O cientista tenta relatar seu
caso ao juiz da cidade, finalmente explicando seus experimentos e criação, não sendo, obviamente, acreditado em termos oficiais, o que não lhe permitia requerer uma
equipe de buscas pelo paradeiro do monstro.
Os últimos dias de vida
de Victor Frankenstein passam-se em perseguição de sua criatura, com o objetivo
de destruí-la. O monstro, tendo compreendido a intenção de Victor, parece ter
encontrado um modo de sustentar alguma relação com seu criador, buscando
incentivar a perseguição: permitia ser avistado quando se distanciava muito,
deixando comida pelo caminho (carne, que o próprio monstro não comia). Até que,
já no polo norte, Victor, com as forças já no fim, encontra o navio daquele que
seria o relator da sua história ao mundo, Walton, comandante de um navio de
exploratório, com a alma tão tomada pelo sonho de grandeza e com a expectativa de uma amizade profunda, como um dia o próprio Victor havia sido.
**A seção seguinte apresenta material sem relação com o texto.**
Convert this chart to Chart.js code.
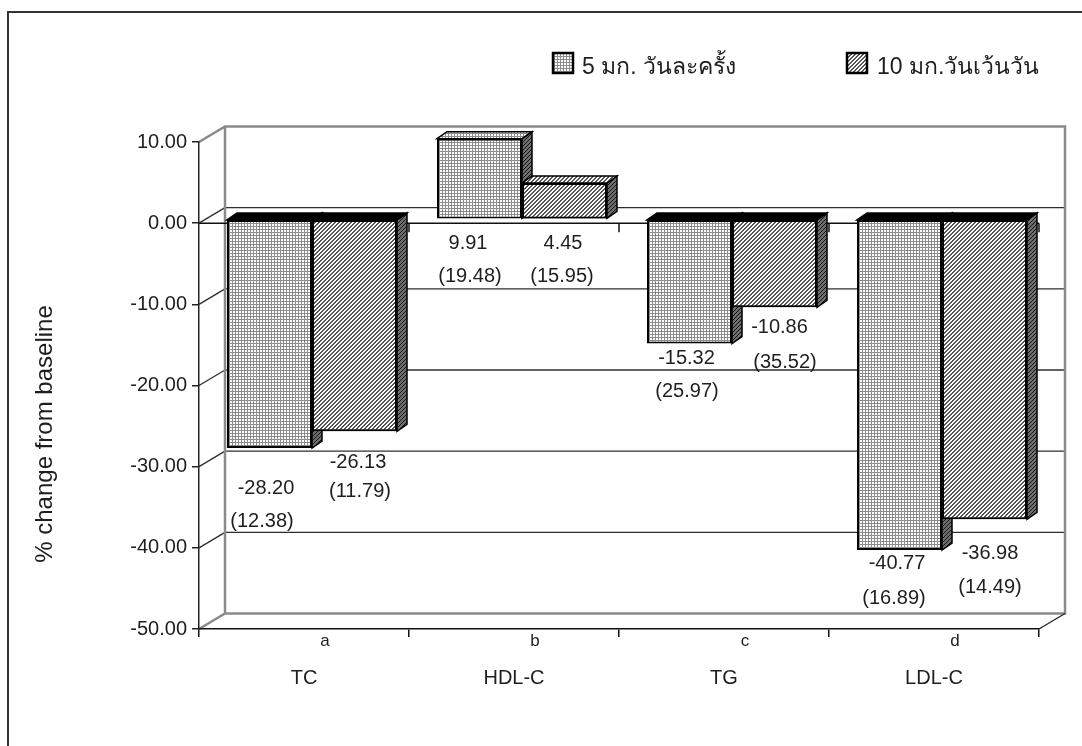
<!DOCTYPE html>
<html>
<head>
<meta charset="utf-8">
<script src="https://cdn.jsdelivr.net/npm/chart.js@4/dist/chart.umd.min.js"></script>
<style>
  html, body { margin: 0; padding: 0; background: #fff; }
  canvas { display: block; }
</style>
</head>
<body>
<canvas id="c" width="1082" height="746"></canvas>
<script>
// Lipid parameters, % change from baseline (mean and SD) for the two dosing schedules
const categories = ['TC', 'HDL-C', 'TG', 'LDL-C'];
const groupLetters = ['a', 'b', 'c', 'd'];
const seriesNames = ['5 มก. วันละครั้ง', '10 มก.วันเว้นวัน'];
const dailyMean = [-28.20, 9.91, -15.32, -40.77];
const dailySD = [12.38, 19.48, 25.97, 16.89];
const altMean = [-26.13, 4.45, -10.86, -36.98];
const altSD = [11.79, 15.95, 35.52, 14.49];
const yMin = -50, yMax = 10, yStep = 10;
const yTitle = '% change from baseline';

// label placement: [dx value, dy value, dx sd, dy sd] from the centre / lower edge of a bar's front face
const dailyLabelPos = [[-3.5, 40, -7.5, 73], [-11.5, 25, -9.5, 58], [-3, 15, -2.5, 48], [-2.5, 13, -5.5, 48]];
const altLabelPos = [[3.5, 31, 5.5, 60], [-1.5, 25, -2.5, 58], [5, 20, 10.5, 55], [5.5, 34, 5.5, 68]];

const FONT = '"Liberation Sans", Arial, "Noto Sans", sans-serif';
const TEXT = '#1e1e1e';
const WALL = { x: 26, y: -15.5 };  // depth of the side/back walls
const SHIFT = { x: 8, y: -4 };     // bars sit a little behind the front plane
const DEPTH = { x: 10, y: -7 };    // bar thickness

const canvas = document.getElementById('c');
const ctx0 = canvas.getContext('2d');

function tile(size, paint) {
  const t = document.createElement('canvas');
  t.width = t.height = size;
  const g = t.getContext('2d');
  paint(g, size);
  return ctx0.createPattern(t, 'repeat');
}
// fine mesh fill
const meshFill = tile(3, (g, n) => {
  g.fillStyle = '#fff'; g.fillRect(0, 0, n, n);
  g.fillStyle = '#8c8c8c'; g.fillRect(0, 2, 3, 1); g.fillRect(2, 0, 1, 3);
});
// diagonal hatch fill
const hatchFill = tile(4, (g, n) => {
  g.fillStyle = '#fff'; g.fillRect(0, 0, n, n);
  g.fillStyle = '#555';
  for (let x = 0; x < n; x++) for (let y = 0; y < n; y++) if ((x + y) % 4 < 2) g.fillRect(x, y, 1, 1);
});
// darker hatch for the side faces
const sideFill = tile(4, (g, n) => {
  g.fillStyle = '#6e6e6e'; g.fillRect(0, 0, n, n);
  g.fillStyle = '#141414';
  for (let x = 0; x < n; x++) for (let y = 0; y < n; y++) if ((x + y) % 4 === 0) g.fillRect(x, y, 1, 1);
});
const fronts = [meshFill, hatchFill];

function line(ctx, x1, y1, x2, y2) {
  ctx.beginPath(); ctx.moveTo(x1, y1); ctx.lineTo(x2, y2); ctx.stroke();
}

function drawFaces(ctx, bar, ds) {
  const { x, y, base, width } = bar.getProps(['x', 'y', 'base', 'width'], true);
  const l = x - width / 2, r = x + width / 2;
  const top = Math.min(y, base), bot = Math.max(y, base);
  ctx.lineWidth = 1.5; ctx.strokeStyle = '#000'; ctx.lineJoin = 'miter';
  ctx.beginPath();
  ctx.moveTo(r, top); ctx.lineTo(r + DEPTH.x, top + DEPTH.y);
  ctx.lineTo(r + DEPTH.x, bot + DEPTH.y); ctx.lineTo(r, bot); ctx.closePath();
  ctx.fillStyle = sideFill; ctx.fill(); ctx.stroke();
  ctx.beginPath();
  ctx.moveTo(l, top); ctx.lineTo(l + DEPTH.x, top + DEPTH.y);
  ctx.lineTo(r + DEPTH.x, top + DEPTH.y); ctx.lineTo(r, top); ctx.closePath();
  ctx.fillStyle = y < base ? fronts[ds] : '#000'; ctx.fill(); ctx.stroke();
}

const box3d = {
  id: 'box3d',
  beforeDraw(chart) {
    const { ctx, chartArea: a, scales: { y } } = chart;
    ctx.save();
    // outer frame
    ctx.strokeStyle = '#333'; ctx.lineWidth = 2;
    ctx.beginPath(); ctx.moveTo(8, 800); ctx.lineTo(8, 12); ctx.lineTo(1200, 12); ctx.stroke();
    // back wall grid and side wall grid
    ctx.strokeStyle = '#2e2e2e'; ctx.lineWidth = 1.3;
    for (let v = yMax - yStep; v > yMin; v -= yStep) {
      const py = y.getPixelForValue(v);
      line(ctx, a.left + WALL.x, py + WALL.y, a.right + WALL.x, py + WALL.y);
      line(ctx, a.left, py, a.left + WALL.x, py + WALL.y);
    }
    // wall edges
    ctx.strokeStyle = '#8a8a8a'; ctx.lineWidth = 2.5;
    const bx0 = a.left + WALL.x, bx1 = a.right + WALL.x;
    const by0 = a.top + WALL.y, by1 = a.bottom + WALL.y;
    ctx.beginPath();
    ctx.moveTo(a.left, a.top); ctx.lineTo(bx0, by0); ctx.lineTo(bx1, by0); ctx.lineTo(bx1, by1);
    ctx.lineTo(bx0, by1); ctx.lineTo(a.left, a.bottom);
    ctx.moveTo(bx0, by0); ctx.lineTo(bx0, by1);
    ctx.stroke();
    ctx.strokeStyle = '#222'; ctx.lineWidth = 1.3;
    line(ctx, a.right, a.bottom, bx1, by1);
    ctx.restore();
  },
  beforeDatasetsDraw(chart) {
    const { ctx, chartArea: a, scales: { x, y } } = chart;
    ctx.save();
    // category line along the zero level
    const y0 = y.getPixelForValue(0);
    const step = x.getPixelForValue(1) - x.getPixelForValue(0);
    ctx.strokeStyle = '#111'; ctx.lineWidth = 1.5;
    line(ctx, a.left, y0, a.right, y0);
    for (let i = 1; i <= categories.length; i++) {
      const px = x.getPixelForValue(i - 1) + step / 2;
      line(ctx, px, y0, px, y0 + 9);
    }
    ctx.restore();
    ctx.save();
    ctx.translate(SHIFT.x, SHIFT.y);
  },
  afterDatasetsDraw(chart) {
    const ctx = chart.ctx;
    const m0 = chart.getDatasetMeta(0), m1 = chart.getDatasetMeta(1);
    m0.data.forEach(bar => drawFaces(ctx, bar, 0));
    m1.data.forEach(bar => bar.draw(ctx));
    m1.data.forEach(bar => drawFaces(ctx, bar, 1));
    ctx.restore();
  },
  afterDraw(chart) {
    const { ctx, chartArea: a, scales: { x } } = chart;
    ctx.save();
    ctx.fillStyle = TEXT;
    ctx.textAlign = 'center'; ctx.textBaseline = 'middle';
    // value and SD labels
    const sets = [[dailyMean, dailySD, dailyLabelPos], [altMean, altSD, altLabelPos]];
    ctx.font = '20px ' + FONT;
    sets.forEach(([means, sds, pos], ds) => {
      chart.getDatasetMeta(ds).data.forEach((bar, i) => {
        const { x: bx, y: by, base } = bar.getProps(['x', 'y', 'base'], true);
        const low = Math.max(by, base) + SHIFT.y;
        const cx = bx + SHIFT.x;
        const p = pos[i];
        ctx.fillText(means[i].toFixed(2), cx + p[0], low + p[1]);
        ctx.fillText('(' + sds[i].toFixed(2) + ')', cx + p[2], low + p[3]);
      });
    });
    // group letters on the floor
    ctx.font = '17px ' + FONT;
    groupLetters.forEach((g, i) => ctx.fillText(g, x.getPixelForValue(i) + 21, a.bottom + 12));
    // axis title
    ctx.save();
    ctx.translate(45, 434);
    ctx.rotate(-Math.PI / 2);
    ctx.font = '24px ' + FONT;
    ctx.fillText(yTitle, 0, 0);
    ctx.restore();
    // legend
    const items = [[553, 582], [847, 877]];
    ctx.textAlign = 'left'; ctx.textBaseline = 'alphabetic';
    ctx.font = '23px ' + FONT;
    items.forEach(([bx, tx], i) => {
      ctx.fillStyle = fronts[i]; ctx.fillRect(bx, 53, 20, 20);
      ctx.strokeStyle = '#000'; ctx.lineWidth = 2.5; ctx.strokeRect(bx, 53, 20, 20);
      ctx.fillStyle = TEXT; ctx.fillText(seriesNames[i], tx, 74);
    });
    ctx.restore();
  }
};

const barStyle = { borderColor: '#000', borderWidth: 2, borderSkipped: false, clip: false };

new Chart(canvas, {
  type: 'bar',
  data: {
    labels: categories,
    datasets: [
      { label: seriesNames[0], data: dailyMean, backgroundColor: meshFill, ...barStyle },
      { label: seriesNames[1], data: altMean, backgroundColor: hatchFill, ...barStyle }
    ]
  },
  options: {
    responsive: false,
    animation: false,
    devicePixelRatio: 1,
    layout: { padding: { left: 0, top: 142, right: 43, bottom: 0 } },
    datasets: { bar: { categoryPercentage: 170 / 210, barPercentage: 1 } },
    plugins: { legend: { display: false }, tooltip: { enabled: false } },
    scales: {
      x: {
        afterFit(s) { s.height = 117; },
        grid: { drawOnChartArea: false, offset: true, tickLength: 8, color: '#111', lineWidth: 1.5 },
        border: { color: '#111', width: 1.5 },
        ticks: { font: { size: 20, family: FONT }, color: TEXT, padding: 29, maxRotation: 0, autoSkip: false }
      },
      y: {
        min: yMin, max: yMax,
        afterFit(s) { s.width = 199; },
        grid: { drawOnChartArea: false, tickLength: 7, color: '#222', lineWidth: 1.5 },
        border: { color: '#222', width: 1.5 },
        ticks: { stepSize: yStep, font: { size: 20, family: FONT }, color: TEXT, padding: 5,
                 callback: v => Number(v).toFixed(2) }
      }
    }
  },
  plugins: [box3d]
});
</script>
</body>
</html>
São as cartas de Waldon escritas
para sua irmã, Margaret, a partir do relato de um Victor já à beira da morte, que
começam nossa história; assim como é uma delas que a conclui, já depois do
falecimento do cientista. A última carta conta o encontro da criatura, com o
corpo de seu criador, já no caixão.
O relato de Waldon
descreve uma criatura em intenso conflito de emoções, alguém que não teve
tempo, experiência e ensinamentos suficientes para lidar com a complexidade dos
sentimentos humanos que herdara. Ao mesmo tempo que lança imprecações a
Victor, acusando-o de egoísmo e reivindicando sua morte, o Monstro fala de sua
angústia, ao matar as pessoas sob a influência da ira. No mesmo corpo residia o
ódio, o remorso, a inveja, o arrependimento, sendo que o que entendemos como
boas emoções para ele significava claramente a dor, já que não havia lugar para ele,
enquanto monstro, expressar-se de modo benevolente no mundo humano. Então preferiu alimentar o
oposto do amor e da solidariedade, já que esse avesso geravam emoções que a um
monstro era permitido ter.
A criatura desaparece,
prometendo criar uma pira, onde seu corpo seria consumido e a obra de Victor
Frankenstein jamais pudesse voltar a ser tentada.